Quaalude bust nets five Queens residents
By Nathan Duke

A nationwide drug bust last week netted a total of 22 people, including two employees at Bellerose schools and five residents from northeast Queens, the Nassau County district attorney’s office said.

Federal drug enforcement agents raided laboratories in Brooklyn and California April 7, breaking up a national Quaalude distribution ring that turned out 100,000 pills per year and was worth millions of dollars, Nassau DA Kathleen Rice said.

Among the accused are Little Neck resident Kenneth Kutin, who is a substance abuse prevention counselor at Bellerose’s PS 266; Bayside’s Michael Silverman; Whitestone’s Mitchell Tepper; Oakland Gardens resident Ronald Vessia; Terri Goldring, a Long Island resident who worked as a paraprofessional at Bellerose’s PS 186; Barry Goldring, a former Queens teacher; and Fresh Meadows resident Frank Bisman, the DA said.

A city Department of Education spokeswoman said the two Queens teachers had been suspended without pay, but the agency had no further comment on the matter.

The drug ring’s suspected leader, Manhattan chemist Dennis Fairley, is accused of manufacturing hundreds of thousands of pills per year at two laboratories he owns in Brooklyn and Emeryville, Calif.

A Quaalude, also known as methaqualone, is a sedative-hypnotic drug that was prevalent in the 1960s and ’70s. The drug’s use can cause euphoria, drowsiness, a reduced heart rate and increased sexual arousal.

The pills were distributed through a network of dealers, who sold them at rates as high as $35 per pill, the DA said.

“Today’s coast-to-coast takedown ends Fairley’s toxic experiment and nips in the bud any apparent re-emergence of Quaaludes in our communities,” said Preet Bharara, U.S. attorney for New York’s Southern District.

Fairley’s wife, Ana Sanchez, and brother, Thomas Fairley, have also been charged in the Quaalude ring bust.
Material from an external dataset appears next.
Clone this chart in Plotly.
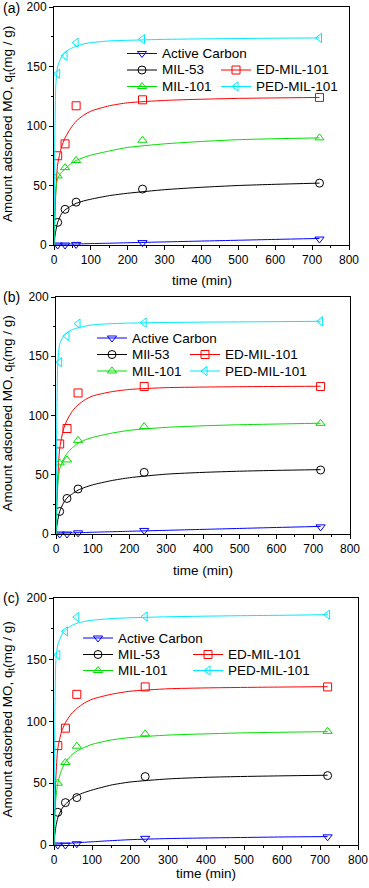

Bank accounts containing more than $1 million in drug sale proceeds were seized during the investigation, which was conducted by the Nassau County DA’s office and police department as well as the U.S. attorney’s office in Manhattan and the federal Drug Enforcement Administration’s financial investigation team. A total of 13 search warrants were executed at locales in New York and California.

In addition, law enforcement officers allegedly recovered hundreds of thousands of dollars in cash, approximately two kilos of finished powder, unfilled pill capsules, a pill press machine and firearms from Fairley’s residence, Rice said. Five cars were seized during the raid on the California laboratory.

The investigation began in November 2007 when Nassau police officers arrested a man for petit larceny. The man later told police he had information on a loan shark who sold drugs, including Quaaludes.

If convicted, defendants in the bust could face up to 20 years in prison on charges of conspiring to distribute the drug, the DA said.